Policymakers and researchers alike have expressed concern about a teacher quality gap between schools with affluent student populations and the more disadvantaged ones. There appears to be growing policy interest in using financial incentives to influence the distribution of teachers across schools.
A significant body of empirical research shows that compensation and working conditions both play important roles in individuals’ labor market decisions. One methodology for calculating compensating salary differentials (“combat pay”) is to use hedonic modeling, a statistical methodology that assigns dollar weights to the factors (both teacher-specific and location-specific) that determine individual teachers’ salaries. However, the hedonic approach may not generate consistent or accurate results in the public sector.
This study uses teacher and school-level data from the NCES Schools and Staffing Survey combined with census-level information about community characteristics to build hedonic wage models for both public and private schools. The key variable of interest was the percentage of students qualifying for free/reduced-price lunch, but other student characteristics, such as academic ability and race, were also taken into account.
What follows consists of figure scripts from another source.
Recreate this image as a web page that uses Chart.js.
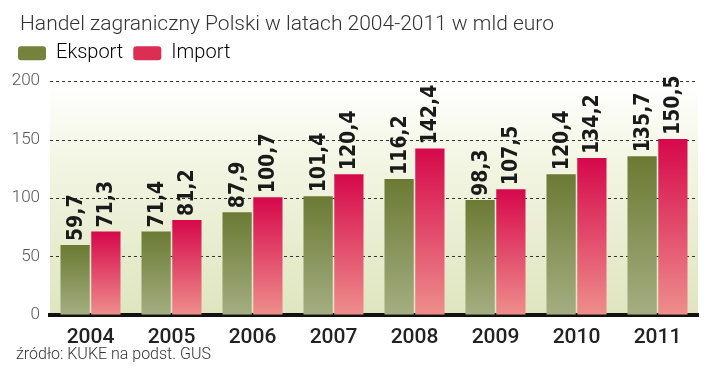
<!DOCTYPE html>
<html>
<head>
<meta charset="utf-8">
<script src="https://cdn.jsdelivr.net/npm/chart.js@4/dist/chart.umd.min.js"></script>
<style>
  html, body { margin: 0; padding: 0; background: #fff; }
  #wrap { width: 720px; height: 388px; }
</style>
</head>
<body>
<div id="wrap"><canvas id="c" width="720" height="388"></canvas></div>
<script>
const years = ["2004", "2005", "2006", "2007", "2008", "2009", "2010", "2011"];
const eksport = [59.7, 71.4, 87.9, 101.4, 116.2, 98.3, 120.4, 135.7];
const importy = [71.3, 81.2, 100.7, 120.4, 142.4, 107.5, 134.2, 150.5];
const yTicks = [0, 50, 100, 150, 200];
const source = "źródło: KUKE na podst. GUS";

// per-bar vertical gradient: dark at the top, pale at the base
const barFill = (top, bottom) => (c) => {
  const { ctx, chartArea, scales } = c.chart;
  if (!chartArea || c.dataIndex === undefined) return top;
  const y0 = scales.y.getPixelForValue(0);
  const y1 = scales.y.getPixelForValue(c.raw);
  const g = ctx.createLinearGradient(0, y1, 0, y0);
  g.addColorStop(0, top);
  g.addColorStop(1, bottom);
  return g;
};

const extras = {
  id: "extras",
  beforeLayout: (chart) => {
    // a bit more room under the legend
    const lg = chart.legend;
    if (lg && !lg._patched) {
      const fit = lg.fit;
      lg.fit = function () { fit.call(this); this.height += 8; };
      lg._patched = true;
    }
  },
  afterLayout: (chart) => {
    chart.titleBlock.left += 12;
    chart.titleBlock.right += 12;
  },
  beforeDraw: (chart) => {
    const { ctx, chartArea: a } = chart;
    ctx.save();
    const g = ctx.createLinearGradient(0, a.top, 0, a.bottom);
    g.addColorStop(0, "#ffffff");
    g.addColorStop(0.35, "#f3f5e3");
    g.addColorStop(1, "#dfe5bf");
    ctx.fillStyle = g;
    ctx.fillRect(a.left, a.top, a.right - a.left, a.bottom - a.top);
    // dashed grid lines
    ctx.strokeStyle = "#333";
    ctx.lineWidth = 1;
    ctx.setLineDash([3, 3]);
    yTicks.slice(1).forEach((v) => {
      const y = Math.round(chart.scales.y.getPixelForValue(v)) + 0.5;
      ctx.beginPath();
      ctx.moveTo(a.left, y);
      ctx.lineTo(a.right, y);
      ctx.stroke();
    });
    ctx.restore();
  },
  afterDatasetsDraw: (chart) => {
    const ctx = chart.ctx;
    ctx.save();
    ctx.fillStyle = "#1a1a1a";
    ctx.font = "bold 21px 'DejaVu Sans Condensed', 'DejaVu Sans', sans-serif";
    ctx.textAlign = "left";
    ctx.textBaseline = "middle";
    chart.data.datasets.forEach((ds, di) => {
      chart.getDatasetMeta(di).data.forEach((bar, i) => {
        ctx.save();
        ctx.translate(bar.x, bar.y - 4);
        ctx.rotate(-Math.PI / 2);
        ctx.fillText(ds.data[i].toFixed(1).replace(".", ","), 0, 1);
        ctx.restore();
      });
    });
    ctx.restore();
  },
  afterDraw: (chart) => {
    const ctx = chart.ctx;
    ctx.save();
    ctx.fillStyle = "#333";
    ctx.font = "300 16px Roboto, sans-serif";
    ctx.textBaseline = "middle";
    ctx.fillText(source, 16, 355);
    ctx.restore();
  },
};

new Chart(document.getElementById("c"), {
  type: "bar",
  data: {
    labels: years,
    datasets: [
      {
        label: "Eksport",
        data: eksport,
        backgroundColor: barFill("#6b7a33", "#a4ae82"),
        legendColor: "#74823c",
      },
      {
        label: "Import",
        data: importy,
        backgroundColor: barFill("#d6084b", "#ee8e8c"),
        legendColor: "#dc2e52",
      },
    ],
  },
  options: {
    responsive: false,
    animation: false,
    categoryPercentage: 0.76,
    barPercentage: 0.95,
    layout: { padding: { left: 8, right: 22, top: 12, bottom: 36 } },
    scales: {
      x: {
        grid: { display: false },
        border: { display: true, color: "#111", width: 4 },
        ticks: {
          color: "#222",
          font: { family: "Roboto", size: 21, weight: "500" },
          padding: 2,
        },
      },
      y: {
        min: 0,
        max: 200,
        afterBuildTicks: (s) => { s.ticks = yTicks.map((v) => ({ value: v })); },
        afterFit: (s) => { s.width = 42; },
        grid: { display: false, drawTicks: false },
        border: { display: false },
        ticks: {
          color: "#555",
          font: { family: "Roboto", size: 17, weight: "300" },
          padding: 10,
        },
      },
    },
    plugins: {
      title: {
        display: true,
        text: "Handel zagraniczny Polski w latach 2004-2011 w mld euro",
        align: "start",
        color: "#333",
        font: { family: "Roboto", size: 21, weight: "300" },
        padding: { top: 0, bottom: -4 },
      },
      legend: {
        align: "start",
        labels: {
          color: "#333",
          font: { family: "Roboto", size: 20, weight: "300" },
          boxWidth: 28,
          boxHeight: 14,
          useBorderRadius: true,
          borderRadius: 3,
          padding: 10,
          generateLabels: (chart) =>
            chart.data.datasets.map((ds, i) => ({
              text: ds.label,
              fillStyle: ds.legendColor,
              strokeStyle: ds.legendColor,
              lineWidth: 0,
              borderRadius: 3,
              datasetIndex: i,
            })),
        },
      },
      tooltip: { enabled: false },
    },
  },
  plugins: [extras],
});
</script>
</body>
</html>
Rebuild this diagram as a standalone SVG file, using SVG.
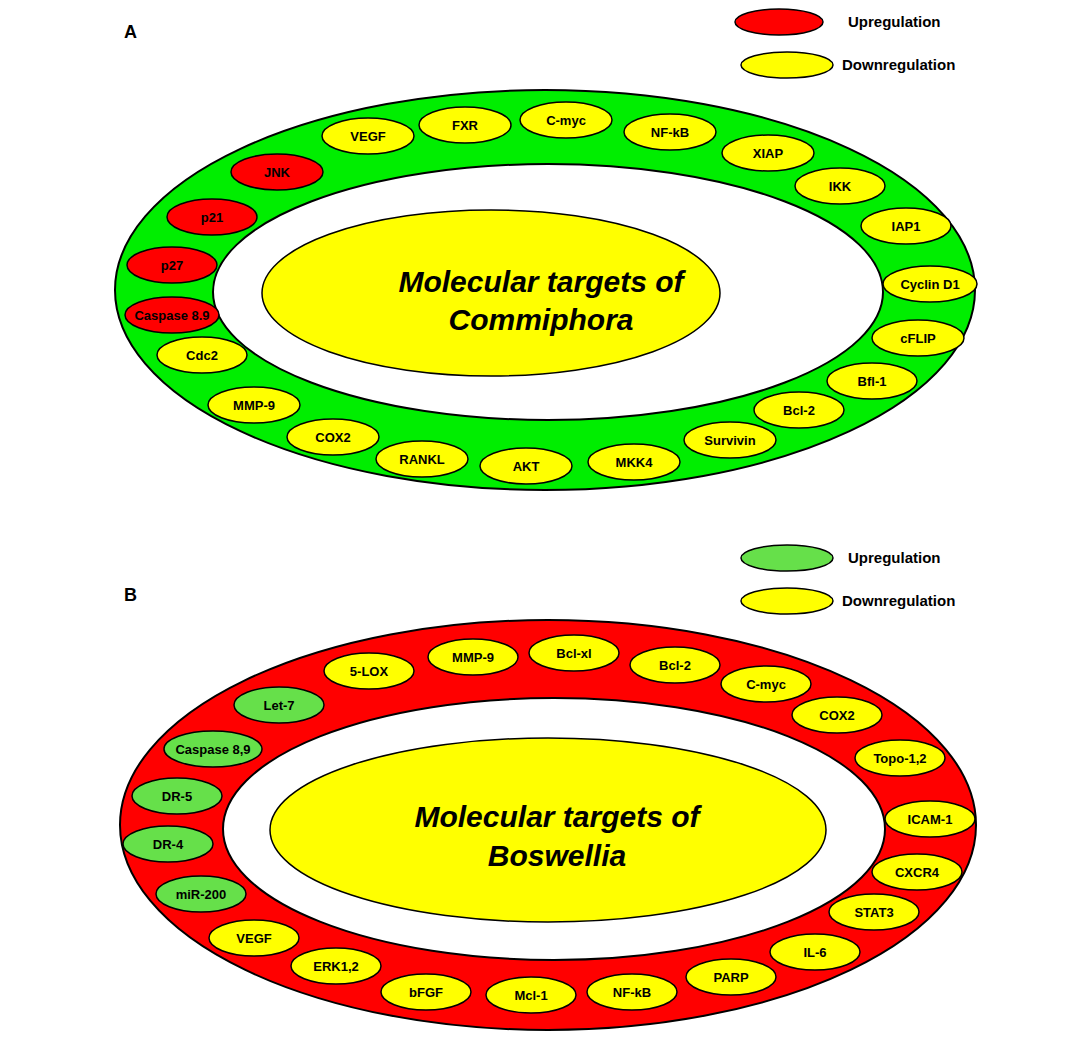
<svg xmlns="http://www.w3.org/2000/svg" width="1078" height="1047" viewBox="0 0 1078 1047">
<style>
text{font-family:"Liberation Sans",Arial,sans-serif;font-weight:bold;fill:#000}
.n{font-size:13px;text-anchor:middle;dominant-baseline:central}
.y{fill:#ffff00;stroke:#000;stroke-width:1.5}
.r{fill:#ff0000;stroke:#000;stroke-width:1.5}
.g{fill:#66e04a;stroke:#000;stroke-width:1.5}
.c{font-size:30px;font-style:italic;text-anchor:middle}
.l{font-size:15px}
</style>
<rect width="1078" height="1047" fill="#fff"/>
<g id="panelA">
<text x="124" y="38" font-size="18">A</text>
<g id="legendA"><ellipse class="r" cx="779" cy="22" rx="44" ry="13"/><text class="l" x="848" y="27">Upregulation</text>
<ellipse class="y" cx="787" cy="65" rx="46" ry="13"/><text class="l" x="842" y="70">Downregulation</text></g>
<ellipse cx="545" cy="290" rx="430" ry="200" fill="#00ee00" stroke="#000" stroke-width="2"/>
<ellipse cx="548" cy="292" rx="335" ry="128" fill="#fff" stroke="#000" stroke-width="2"/>
<g id="centerA"><ellipse class="y" cx="491" cy="293" rx="229" ry="83"/>
<text class="c" x="541" y="292">Molecular targets of</text><text class="c" x="541" y="330">Commiphora</text></g>
<g id="nodesA">
<g id="A-JNK"><ellipse class="r" cx="277" cy="172" rx="46" ry="18"/><text class="n" x="277" y="172">JNK</text></g>
<g id="A-VEGF"><ellipse class="y" cx="368" cy="136" rx="46" ry="18"/><text class="n" x="368" y="136">VEGF</text></g>
<g id="A-FXR"><ellipse class="y" cx="465" cy="125" rx="46" ry="18"/><text class="n" x="465" y="125">FXR</text></g>
<g id="A-Cmyc"><ellipse class="y" cx="566" cy="120" rx="46" ry="18"/><text class="n" x="566" y="120">C-myc</text></g>
<g id="A-NFkB"><ellipse class="y" cx="670" cy="132" rx="46" ry="18"/><text class="n" x="670" y="132">NF-kB</text></g>
<g id="A-XIAP"><ellipse class="y" cx="768" cy="153" rx="46" ry="18"/><text class="n" x="768" y="153">XIAP</text></g>
<g id="A-IKK"><ellipse class="y" cx="840" cy="186" rx="45" ry="18"/><text class="n" x="840" y="186">IKK</text></g>
<g id="A-IAP1"><ellipse class="y" cx="906" cy="226" rx="45" ry="18"/><text class="n" x="906" y="226">IAP1</text></g>
<g id="A-CyclinD1"><ellipse class="y" cx="930" cy="284" rx="47" ry="18"/><text class="n" x="930" y="284">Cyclin D1</text></g>
<g id="A-cFLIP"><ellipse class="y" cx="918" cy="338" rx="46" ry="18"/><text class="n" x="918" y="338">cFLIP</text></g>
<g id="A-Bfl1"><ellipse class="y" cx="872" cy="381" rx="45" ry="18"/><text class="n" x="872" y="381">Bfl-1</text></g>
<g id="A-Bcl2"><ellipse class="y" cx="799" cy="410" rx="45" ry="18"/><text class="n" x="799" y="410">Bcl-2</text></g>
<g id="A-Survivin"><ellipse class="y" cx="730" cy="440" rx="46" ry="18"/><text class="n" x="730" y="440">Survivin</text></g>
<g id="A-MKK4"><ellipse class="y" cx="634" cy="462" rx="46" ry="18"/><text class="n" x="634" y="462">MKK4</text></g>
<g id="A-AKT"><ellipse class="y" cx="526" cy="466" rx="46" ry="18"/><text class="n" x="526" y="466">AKT</text></g>
<g id="A-RANKL"><ellipse class="y" cx="422" cy="459" rx="46" ry="18"/><text class="n" x="422" y="459">RANKL</text></g>
<g id="A-COX2"><ellipse class="y" cx="333" cy="437" rx="46" ry="18"/><text class="n" x="333" y="437">COX2</text></g>
<g id="A-MMP9"><ellipse class="y" cx="254" cy="405" rx="46" ry="18"/><text class="n" x="254" y="405">MMP-9</text></g>
<g id="A-Cdc2"><ellipse class="y" cx="202" cy="355" rx="45" ry="18"/><text class="n" x="202" y="355">Cdc2</text></g>
<g id="A-Casp"><ellipse class="r" cx="172" cy="315" rx="47" ry="18"/><text class="n" x="172" y="315">Caspase 8.9</text></g>
<g id="A-p27"><ellipse class="r" cx="172" cy="265" rx="45" ry="18"/><text class="n" x="172" y="265">p27</text></g>
<g id="A-p21"><ellipse class="r" cx="212" cy="217" rx="45" ry="18"/><text class="n" x="212" y="217">p21</text></g>
</g>
</g>
<g id="panelB">
<text x="124" y="601" font-size="18">B</text>
<g id="legendB"><ellipse class="g" cx="787" cy="558" rx="46" ry="13"/><text class="l" x="848" y="563">Upregulation</text>
<ellipse class="y" cx="787" cy="601" rx="46" ry="13"/><text class="l" x="842" y="606">Downregulation</text></g>
<ellipse cx="548" cy="825" rx="428" ry="205" fill="#ff0000" stroke="#000" stroke-width="2"/>
<ellipse cx="554" cy="829" rx="331" ry="131" fill="#fff" stroke="#000" stroke-width="2"/>
<g id="centerB"><ellipse class="y" cx="548" cy="830" rx="278" ry="92"/>
<text class="c" x="557" y="827">Molecular targets of</text><text class="c" x="557" y="866">Boswellia</text></g>
<g id="nodesB">
<g id="B-5LOX"><ellipse class="y" cx="369" cy="671" rx="45" ry="18"/><text class="n" x="369" y="671">5-LOX</text></g>
<g id="B-MMP9"><ellipse class="y" cx="473" cy="657" rx="45" ry="18"/><text class="n" x="473" y="657">MMP-9</text></g>
<g id="B-Bclxl"><ellipse class="y" cx="574" cy="653" rx="45" ry="18"/><text class="n" x="574" y="653">Bcl-xl</text></g>
<g id="B-Bcl2"><ellipse class="y" cx="675" cy="665" rx="45" ry="18"/><text class="n" x="675" y="665">Bcl-2</text></g>
<g id="B-Cmyc"><ellipse class="y" cx="766" cy="684" rx="45" ry="18"/><text class="n" x="766" y="684">C-myc</text></g>
<g id="B-COX2"><ellipse class="y" cx="837" cy="715" rx="45" ry="18"/><text class="n" x="837" y="715">COX2</text></g>
<g id="B-Topo"><ellipse class="y" cx="900" cy="758" rx="45" ry="18"/><text class="n" x="900" y="758">Topo-1,2</text></g>
<g id="B-ICAM1"><ellipse class="y" cx="930" cy="819" rx="45" ry="18"/><text class="n" x="930" y="819">ICAM-1</text></g>
<g id="B-CXCR4"><ellipse class="y" cx="917" cy="872" rx="45" ry="18"/><text class="n" x="917" y="872">CXCR4</text></g>
<g id="B-STAT3"><ellipse class="y" cx="874" cy="912" rx="45" ry="18"/><text class="n" x="874" y="912">STAT3</text></g>
<g id="B-IL6"><ellipse class="y" cx="815" cy="952" rx="45" ry="18"/><text class="n" x="815" y="952">IL-6</text></g>
<g id="B-PARP"><ellipse class="y" cx="731" cy="977" rx="45" ry="18"/><text class="n" x="731" y="977">PARP</text></g>
<g id="B-NFkB"><ellipse class="y" cx="632" cy="992" rx="45" ry="18"/><text class="n" x="632" y="992">NF-kB</text></g>
<g id="B-Mcl1"><ellipse class="y" cx="531" cy="995" rx="45" ry="18"/><text class="n" x="531" y="995">Mcl-1</text></g>
<g id="B-bFGF"><ellipse class="y" cx="426" cy="992" rx="45" ry="18"/><text class="n" x="426" y="992">bFGF</text></g>
<g id="B-ERK"><ellipse class="y" cx="336" cy="966" rx="45" ry="18"/><text class="n" x="336" y="966">ERK1,2</text></g>
<g id="B-VEGF"><ellipse class="y" cx="254" cy="938" rx="45" ry="18"/><text class="n" x="254" y="938">VEGF</text></g>
<g id="B-miR200"><ellipse class="g" cx="201" cy="894" rx="45" ry="18"/><text class="n" x="201" y="894">miR-200</text></g>
<g id="B-DR4"><ellipse class="g" cx="168" cy="844" rx="45" ry="18"/><text class="n" x="168" y="844">DR-4</text></g>
<g id="B-DR5"><ellipse class="g" cx="177" cy="796" rx="45" ry="18"/><text class="n" x="177" y="796">DR-5</text></g>
<g id="B-Casp"><ellipse class="g" cx="213" cy="749" rx="49" ry="18"/><text class="n" x="213" y="749">Caspase 8,9</text></g>
<g id="B-Let7"><ellipse class="g" cx="279" cy="705" rx="45" ry="18"/><text class="n" x="279" y="705">Let-7</text></g>
</g>
</g>
<g id="connectors"/>
</svg>
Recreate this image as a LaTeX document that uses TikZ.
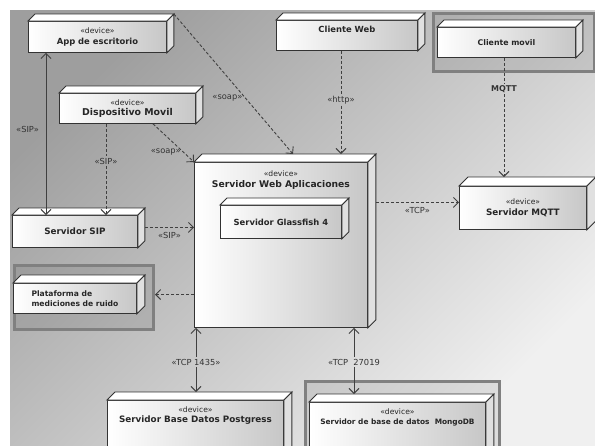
\documentclass[tikz,border=0pt]{standalone}
\usepackage{fontspec}
\setmainfont{DejaVu Sans}
\setsansfont{DejaVu Sans}
\usetikzlibrary{arrows.meta,positioning,calc}

\newcommand{\stereo}{{\mdseries\fontsize{7.6}{9}\selectfont «device»}}

\tikzset{
  box/.style={draw=black!80, line width=0.9pt, left color=white, right color=black!22, anchor=north west, align=center, inner sep=2pt, text=black!85, font=\bfseries\fontsize{8.8}{10.5}\selectfont},
  topface/.style={draw=black!80, line width=0.9pt, fill=white},
  sideface/.style={draw=black!80, line width=0.9pt, fill=black!12},
  frame/.style={draw=black!50, line width=3pt, fill=black, fill opacity=0.08, draw opacity=1, anchor=north west, inner sep=0pt},
  lab/.style={font=\fontsize{8.3}{9}\selectfont, text=black!80, inner sep=1.5pt},
  link/.style={draw=black!75, line width=0.9pt, dash pattern=on 3pt off 2pt, -{Straight Barb[length=5pt,width=10pt]}},
  solid link/.style={draw=black!75, line width=0.9pt},
  barb start/.style={{Straight Barb[length=5pt,width=10pt]}-},
  barb end/.style={-{Straight Barb[length=5pt,width=10pt]}},
  both/.style={draw=black!75, line width=0.9pt, {Straight Barb[length=5pt,width=10pt]}-{Straight Barb[length=5pt,width=10pt]}}
}

\begin{document}
\begin{tikzpicture}[x=1pt, y=-1pt]
\useasboundingbox (0,0) rectangle (595,445);
\clip (0,0) rectangle (595,445);
% background
\fill[white] (0,0) rectangle (595,445);
\shade[top color=black!38, bottom color=black!6, shading angle=45] (10,10) rectangle (595,445);
% frames
\node[frame, minimum width=161, minimum height=58] (cmframe) at (432,12) {};
\node[frame, minimum width=139, minimum height=64] (platframe) at (13,264) {};
\node[frame, minimum width=194, minimum height=80] (mgframe) at (304,380) {};
% boxes
\node[box, minimum width=138, minimum height=31, font=\bfseries\fontsize{8.4}{10.5}\selectfont] (app) at (28,21) {\stereo\\App de escritorio};
\node[box, minimum width=141, minimum height=30, font=\bfseries\fontsize{8.4}{10.5}\selectfont] (cweb) at (276,20) {Cliente Web\\[2pt]\mbox{}};
\node[box, minimum width=138, minimum height=30, font=\bfseries\fontsize{7.8}{10}\selectfont] (cmovil) at (437,27) {Cliente movil};
\node[box, minimum width=136, minimum height=30, font=\bfseries\fontsize{9.4}{10.5}\selectfont] (dmovil) at (59,93) {\stereo\\Dispositivo Movil};
\node[box, minimum width=173, minimum height=165,
  label={[anchor=north, align=center, yshift=-5pt, text=black!85, font=\bfseries\fontsize{9.2}{11}\selectfont]north:\stereo\\Servidor Web Aplicaciones}] (srv) at (194,162) {};
\node[box, minimum width=125, minimum height=32] (sip) at (12,215) {Servidor SIP};
\node[box, minimum width=127, minimum height=43] (mqtt) at (459,186) {\stereo\\Servidor MQTT};
\node[box, minimum width=123, minimum height=30, align=left, font=\bfseries\fontsize{7.6}{10}\selectfont] (plat) at (13,283) {Plataforma de\\mediciones de ruido};
\node[box, minimum width=176, minimum height=60,
  label={[anchor=north, align=center, yshift=-3pt, text=black!85, font=\bfseries\fontsize{8.8}{10.5}\selectfont]north:\stereo\\Servidor Base Datos Postgress}] (pg) at (107,400) {};
\node[box, minimum width=176, minimum height=60,
  label={[anchor=north, align=center, yshift=-3pt, text=black!85, font=\bfseries\fontsize{7.4}{10.5}\selectfont]north:\stereo\\Servidor de base de datos\ \ MongoDB}] (mongo) at (309,402) {};
% 3d faces
\foreach \n/\d in {app/7, cweb/7, cmovil/7, dmovil/7, srv/8, sip/7, mqtt/9, plat/8, pg/8, mongo/8} {
  \draw[topface] (\n.north west) -- ++(\d,-\d) -- ($(\n.north east)+(\d,-\d)$) -- (\n.north east) -- cycle;
  \draw[sideface] (\n.north east) -- ++(\d,-\d) -- ($(\n.south east)+(\d,-\d)$) -- (\n.south east) -- cycle;
}
\node[box, minimum width=121, minimum height=33, font=\bfseries\fontsize{8.4}{10.5}\selectfont] (glass) at (220,205) {Servidor Glassfish 4};
\draw[topface] (glass.north west) -- ++(7,-7) -- ($(glass.north east)+(7,-7)$) -- (glass.north east) -- cycle;
\draw[sideface] (glass.north east) -- ++(7,-7) -- ($(glass.south east)+(7,-7)$) -- (glass.south east) -- cycle;
\coordinate (srvback) at ($(srv.north west)+(8,-8)$);
\coordinate (srvside) at ($(srv.east)+(8,0)$);
% labels on split links
\node[lab] (siplab) at (106,161) {«SIP»};
\node[lab] (httplab) at (341,100) {«http»};
\node[lab, font=\bfseries\fontsize{8}{9}\selectfont] (mqttlab) at (504,89) {MQTT};
\node[lab] (pglab) at (196,362) {«TCP 1435»};
\node[lab] (mglab) at (354,362) {«TCP\ \ 27019};
% links
\draw[both] ([xshift=18pt]app.south west) -- ([xshift=34pt]sip.north west) node[lab, pos=0.47, left=5pt] {«SIP»};
\draw[link] ($(app.north east)+(7,-7)$) -- ($(srv.north west)+(99,-8)$) node[lab, pos=0.6, left=1pt] {«soap»};
\draw[link] ($(dmovil.south west)+(94,0)$) -- (srv.north west) node[lab, pos=0.75, left=1pt] {«soap»};
\draw[link, -] (siplab.north |- dmovil.south) -- (siplab.north);
\draw[link] (siplab.south) -- (siplab.south |- sip.north);
\draw[link, -] (httplab.north |- cweb.south) -- (httplab.north);
\draw[link] (httplab.south) -- (httplab.south |- srvback);
\draw[link, -] (mqttlab.north |- cmovil.south) -- (mqttlab.north);
\draw[link] (mqttlab.south) -- ($(mqttlab.south |- mqtt.north)+(0,-9)$);
\draw[link] ($(sip.east)+(7,-4)$) -- ($(sip.east -| srv.west)+(0,-4)$) node[lab, midway, below=3pt] {«SIP»};
\draw[link] ([yshift=5.5pt]mqtt.west -| srvside) -- ([yshift=5.5pt]mqtt.west) node[lab, midway, below=3pt] {«TCP»};
\draw[link] ([yshift=3pt]platframe.east -| srv.west) -- ([yshift=3pt]platframe.east);
\draw[solid link, barb start] (pglab.north |- srv.south) -- (pglab.north);
\draw[solid link, barb end] (pglab.south) -- ($(pglab.south |- pg.north)+(0,-8)$);
\draw[solid link, barb start] (mglab.north |- srv.south) -- (mglab.north);
\draw[solid link, barb end] (mglab.south) -- ($(mglab.south |- mongo.north)+(0,-8)$);
\end{tikzpicture}
\end{document}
Both public and private sector schools appeared to compensate teachers for some working conditions. Statistically significant differences between the two models, however, suggest that that public and private schools offer different economic returns to working with disadvantaged populations. In the case of a female teacher choosing between schools in the 25th and 75th percentiles of student income, the difference in “combat pay” between public and private schools is substantial—almost $2,500.